(Stated problem): Quote the data exactly, first line to the line containing "94, 96, 98]", with no pictures.

(Stored data):

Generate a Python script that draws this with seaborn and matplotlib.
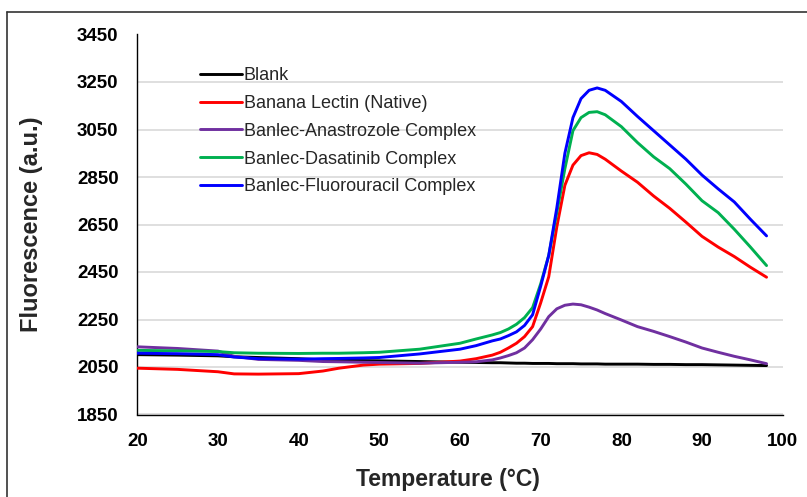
import matplotlib
matplotlib.use("Agg")
import matplotlib.pyplot as plt
from matplotlib.lines import Line2D
import seaborn as sns
import pandas as pd

temperature = [20, 25, 30, 32, 35, 40, 43, 45, 48, 50, 55, 60, 62, 64, 65, 66, 67, 68, 69,
               70, 71, 72, 73, 74, 75, 76, 77, 78, 80, 82, 84, 86, 88, 90, 92, 94, 96, 98]

blank = [2102, 2100, 2097, 2093, 2090, 2085, 2080, 2078, 2077, 2076, 2073, 2070, 2069, 2068, 2068,
         2067, 2066, 2066, 2065, 2065, 2065, 2064, 2064, 2064, 2063, 2063, 2063, 2062, 2062, 2062,
         2061, 2061, 2060, 2060, 2059, 2058, 2057, 2056]
native = [2045, 2040, 2030, 2021, 2020, 2022, 2033, 2045, 2058, 2062, 2065, 2075, 2085, 2100, 2112,
          2130, 2150, 2178, 2220, 2320, 2430, 2640, 2815, 2900, 2940, 2952, 2945, 2925, 2875, 2828,
          2770, 2718, 2660, 2600, 2555, 2515, 2470, 2428]
anastrozole = [2135, 2128, 2117, 2095, 2082, 2078, 2073, 2072, 2070, 2069, 2066, 2070, 2072, 2080,
               2088, 2098, 2110, 2130, 2165, 2210, 2262, 2295, 2310, 2315, 2312, 2302, 2290, 2275,
               2248, 2220, 2200, 2178, 2155, 2130, 2112, 2095, 2080, 2064]
dasatinib = [2120, 2118, 2115, 2110, 2108, 2107, 2108, 2108, 2110, 2112, 2125, 2150, 2168, 2185,
             2195, 2210, 2230, 2258, 2300, 2400, 2520, 2700, 2885, 3045, 3100, 3122, 3125, 3112,
             3062, 2995, 2935, 2885, 2820, 2750, 2700, 2630, 2555, 2477]
fluorouracil = [2108, 2106, 2102, 2092, 2085, 2083, 2085, 2086, 2088, 2090, 2105, 2125, 2140, 2160,
                2168, 2182, 2198, 2225, 2270, 2390, 2520, 2720, 2950, 3100, 3180, 3215, 3225, 3215,
                3168, 3105, 3045, 2985, 2925, 2858, 2800, 2745, 2672, 2602]

series_names = ["Blank", "Banana Lectin (Native)", "Banlec-Anastrozole Complex",
                "Banlec-Dasatinib Complex", "Banlec-Fluorouracil Complex"]
series_values = [blank, native, anastrozole, dasatinib, fluorouracil]
colors = ["#000000", "#FF0000", "#7030A0", "#00B050", "#0000FF"]

x_ticks = [20, 30, 40, 50, 60, 70, 80, 90, 100]
y_ticks = [1850, 2050, 2250, 2450, 2650, 2850, 3050, 3250, 3450]

rows = []
for name, vals in zip(series_names, series_values):
    for t, v in zip(temperature, vals):
        rows.append({"Temperature": t, "Fluorescence": v, "Series": name})
df = pd.DataFrame(rows)

sns.set_style("white")
plt.rcParams["font.family"] = ["Liberation Sans", "DejaVu Sans"]

fig = plt.figure(figsize=(8.07, 4.97), dpi=100)
ax = fig.add_axes([137.3 / 807, 1 - 414.5 / 497, (782.7 - 137.3) / 807, (414.5 - 34.5) / 497])

sns.lineplot(data=df, x="Temperature", y="Fluorescence", hue="Series",
             hue_order=series_names, palette=colors, linewidth=2.1, ax=ax,
             legend=False, zorder=3)

ax.set_xlim(20, 100)
ax.set_ylim(1850, 3450)
ax.set_xticks(x_ticks)
ax.set_yticks(y_ticks)
ax.set_xticklabels([str(v) for v in x_ticks])
ax.set_yticklabels([str(v) for v in y_ticks])
ax.yaxis.grid(True, color="#D9D9D9", linewidth=1.2, zorder=0)
ax.xaxis.grid(False)
ax.set_axisbelow(True)

for s in ["top", "right"]:
    ax.spines[s].set_visible(False)
for s in ["left", "bottom"]:
    ax.spines[s].set_color("black")
    ax.spines[s].set_linewidth(1.0)

ax.tick_params(axis="both", which="major", direction="out", length=4.5, width=1.0,
               color="black", labelsize=13.5, labelcolor="black")
ax.tick_params(axis="y", pad=9)
ax.tick_params(axis="x", pad=9)
for lab in ax.get_xticklabels() + ax.get_yticklabels():
    lab.set_fontweight("bold")

ax.set_xlabel("Temperature (°C)", fontsize=16.5, fontweight="bold")
ax.set_ylabel("Fluorescence (a.u.)", fontsize=17, fontweight="bold")
ax.xaxis.set_label_coords((448 - 137.3) / (782.7 - 137.3), -(468 - 414.5) / (414.5 - 34.5))
ax.xaxis.label.set_va("top")
ax.yaxis.set_label_coords(-(137.3 - 32) / (782.7 - 137.3), 0.5)
ax.yaxis.label.set_va("center")

handles = [Line2D([0], [0], color=c, linewidth=2.1) for c in colors]
fig.legend(handles, series_names, loc="upper left",
           bbox_to_anchor=(200 / 807, 1 - 67 / 497), frameon=False,
           fontsize=13, handlelength=2.3, handletextpad=0.12, labelspacing=0.6,
           borderpad=0, borderaxespad=0)

# outer chart frame (top and left edges visible)
fig.add_artist(Line2D([7 / 807, 1.0], [1 - 12 / 497, 1 - 12 / 497], color="#333333",
                      linewidth=1.2, transform=fig.transFigure))
fig.add_artist(Line2D([7 / 807, 7 / 807], [0.0, 1 - 12 / 497], color="#333333",
                      linewidth=1.2, transform=fig.transFigure))

fig.savefig("out.png", dpi=100)
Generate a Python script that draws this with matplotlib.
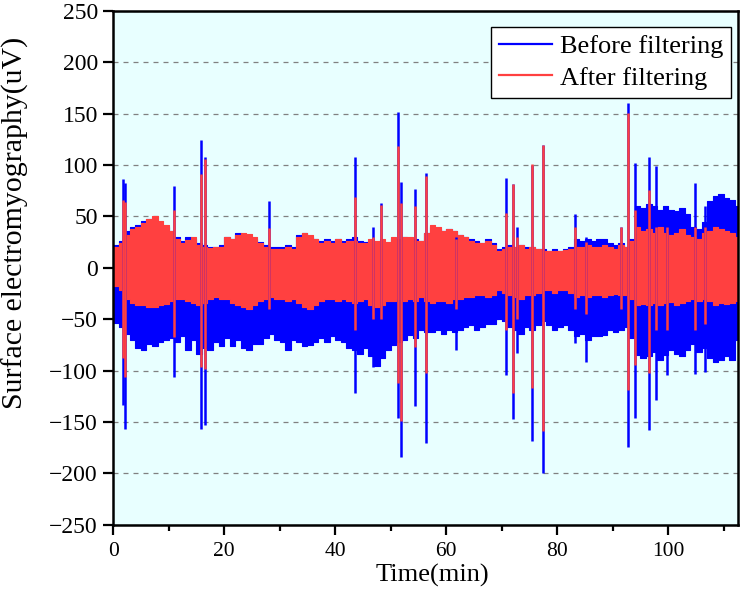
import matplotlib
matplotlib.use("Agg")
import matplotlib.pyplot as plt
import numpy as np
from matplotlib.lines import Line2D
from matplotlib.ticker import MultipleLocator

plt.rcParams["font.family"] = ["Liberation Serif", "DejaVu Serif"]

# per-minute envelope of the EMG trace (uV)
minutes = np.arange(113)
before_upper = [
    22, 26, 36, 40, 42, 46, 48, 46, 42, 40,
    36, 30, 26, 30, 28, 24, 22, 20, 20, 22,
    30, 28, 34, 32, 30, 28, 25, 22, 20, 20,
    20, 22, 20, 32, 34, 30, 28, 26, 28, 26,
    28, 26, 28, 30, 26, 25, 26, 24, 25, 24,
    28, 28, 30, 26, 28, 26, 34, 40, 38, 36,
    38, 36, 32, 30, 28, 26, 24, 28, 24, 18,
    20, 22, 20, 22, 20, 20, 18, 18, 16, 18,
    16, 18, 20, 28, 26, 28, 26, 28, 28, 24,
    22, 24, 20, 28, 60, 58, 62, 60, 56, 60,
    56, 55, 58, 52, 40, 38, 45, 65, 70, 72,
    68, 66, 60,
]
before_lower = [
    -54, -58, -64, -70, -78, -80, -74, -76, -72, -70,
    -68, -72, -66, -80, -70, -84, -78, -80, -72, -76,
    -68, -76, -70, -78, -80, -74, -74, -68, -64, -70,
    -72, -80, -70, -72, -76, -75, -72, -68, -72, -66,
    -70, -72, -78, -80, -84, -78, -86, -95, -88, -80,
    -75, -72, -70, -65, -68, -60, -62, -62, -60, -64,
    -60, -62, -60, -58, -56, -60, -58, -55, -55, -50,
    -52, -58, -60, -64, -58, -60, -56, -52, -56, -60,
    -58, -56, -60, -66, -64, -70, -66, -66, -65, -60,
    -62, -60, -58, -68, -85, -88, -86, -82, -90, -85,
    -80, -84, -86, -80, -74, -82, -78, -88, -92, -90,
    -86, -90, -70,
]
after_upper = [
    20, 24, 32, 38, 40, 44, 48, 50, 46, 42,
    36, 28, 24, 27, 30, 22, 20, 19, 20, 20,
    30, 28, 32, 34, 33, 30, 24, 20, 18, 18,
    18, 20, 18, 30, 34, 32, 28, 24, 26, 24,
    28, 24, 26, 26, 24, 24, 28, 26, 28, 25,
    30, 28, 30, 30, 26, 26, 34, 42, 40, 36,
    38, 36, 32, 30, 26, 24, 24, 26, 22, 16,
    18, 20, 20, 22, 18, 20, 18, 16, 16, 16,
    16, 17, 18, 20, 20, 22, 20, 20, 22, 20,
    18, 22, 20, 26, 40, 36, 38, 34, 40, 34,
    32, 34, 38, 32, 30, 28, 34, 36, 40, 38,
    36, 34, 30,
]
after_lower = [
    -18, -22, -30, -34, -36, -36, -38, -38, -36, -35,
    -32, -30, -30, -32, -34, -36, -34, -30, -28, -30,
    -30, -34, -36, -38, -40, -36, -32, -30, -28, -30,
    -30, -32, -30, -34, -38, -40, -36, -32, -30, -30,
    -32, -30, -32, -34, -32, -30, -36, -38, -36, -32,
    -32, -30, -32, -30, -32, -28, -32, -34, -32, -32,
    -34, -30, -30, -28, -28, -26, -26, -28, -26, -22,
    -24, -26, -28, -30, -26, -26, -24, -22, -22, -24,
    -22, -22, -24, -28, -26, -28, -26, -26, -28, -26,
    -25, -26, -26, -30, -36, -35, -36, -34, -36, -34,
    -33, -36, -34, -32, -30, -32, -30, -32, -36, -34,
    -35, -34, -32,
]

# isolated spikes: time (min), peak/trough before and after filtering
spike_t = [1.7, 2.2, 10.9, 15.8, 16.5, 28.0, 43.5, 46.8, 48.3, 51.4,
           51.9, 54.4, 56.4, 61.7, 70.8, 72.1, 72.7, 75.4, 77.5, 83.2,
           85.2, 91.5, 92.7, 94.0, 96.5, 97.8, 99.7, 104.8, 106.7]
spike_before_hi = [86, 83, 80, 124, 108, 65, 108, 40, 63, 152,
                   84, 77, 92, 30, 87, 82, 40, 100, 120, 52,
                   30, 40, 160, 102, 108, 99, 60, 83, 60]
spike_after_hi = [66, 64, 56, 91, 106, 39, 69, 30, 61, 119,
                  63, 60, 89, 28, 53, 82, 30, 101, 120, 40,
                  25, 40, 151, 56, 76, 40, 40, 40, 40]
spike_before_lo = [-133, -157, -106, -157, -153, -60, -122, -96, -88, -146,
                   -184, -134, -170, -80, -104, -147, -83, -168, -200, -73,
                   -92, -60, -174, -146, -158, -129, -104, -103, -101]
spike_after_lo = [-88, -106, -67, -96, -98, -40, -60, -50, -50, -112,
                  -149, -77, -102, -40, -60, -122, -50, -117, -159, -40,
                  -45, -40, -119, -94, -102, -60, -60, -60, -55]

blue = "#0000FF"
red = "#FF4040"
t_end = 112.6

fig = plt.figure(figsize=(7.54, 6.04), dpi=100)
ax = fig.add_axes([0.150, 0.131, 0.829, 0.851])
ax.set_facecolor("#E8FFFF")

x = np.append(minutes, t_end).astype(float)


def band(values):
    return np.append(values, values[-1])


ax.fill_between(x, band(before_lower), band(before_upper), step="post",
                color=blue, lw=0.8)
ax.vlines(spike_t, spike_before_lo, spike_before_hi, color=blue, lw=1.8)
ax.fill_between(x, band(after_lower), band(after_upper), step="post",
                color=red, lw=0.8)
ax.vlines(spike_t, spike_after_lo, spike_after_hi, color=red, lw=1.8)

ax.set_xlim(0, t_end)
ax.set_ylim(-250, 250)
ax.xaxis.set_major_locator(MultipleLocator(20))
ax.xaxis.set_minor_locator(MultipleLocator(10))
ax.yaxis.set_major_locator(MultipleLocator(50))
ax.yaxis.grid(True, linestyle=(0, (4, 4)), color="#808080", lw=0.9)
ax.set_axisbelow(True)

ax.tick_params(axis="x", which="major", direction="out", length=7, width=1.6,
               labelsize=15.5, pad=5)
ax.tick_params(axis="x", which="minor", direction="out", length=4, width=1.6)
ax.tick_params(axis="y", which="major", direction="out", length=7, width=1.6,
               labelsize=17, pad=4)
for side in ["left", "bottom", "top", "right"]:
    ax.spines[side].set_linewidth(1.8)

ax.set_xlabel("Time(min)", fontsize=19, labelpad=4)
ax.xaxis.set_label_coords(0.51, -0.075)
ax.set_ylabel("Surface electromyography(uV)", fontsize=21.5, labelpad=2)
ax.yaxis.set_label_coords(-0.134, 0.588)

handles = [Line2D([], [], color=blue, lw=1.6), Line2D([], [], color=red, lw=1.6)]
leg = ax.legend(handles, ["Before filtering", "After filtering"], loc="upper right",
                bbox_to_anchor=(0.989, 0.969), borderaxespad=0, fontsize=19,
                fancybox=False, framealpha=1, edgecolor="black", handlelength=2.0,
                handletextpad=0.3, borderpad=0.3, labelspacing=0.3)
leg.get_frame().set_linewidth(1.0)

fig.savefig("out.png", dpi=100)
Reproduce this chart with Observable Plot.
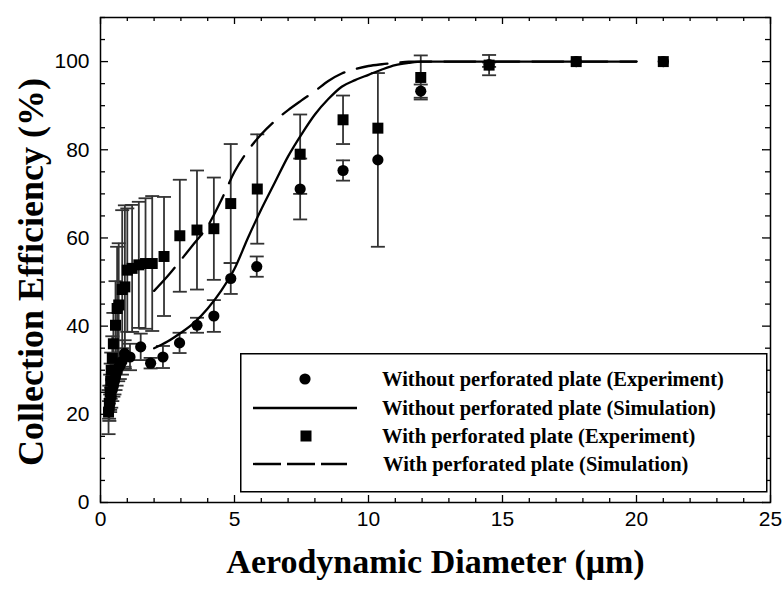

(Reply):
Generate a Python script that draws this with seaborn and matplotlib.
import matplotlib
matplotlib.use("Agg")
import matplotlib.pyplot as plt
from matplotlib.lines import Line2D
import seaborn as sns
import pandas as pd

temperature = [20, 25, 30, 32, 35, 40, 43, 45, 48, 50, 55, 60, 62, 64, 65, 66, 67, 68, 69,
               70, 71, 72, 73, 74, 75, 76, 77, 78, 80, 82, 84, 86, 88, 90, 92, 94, 96, 98]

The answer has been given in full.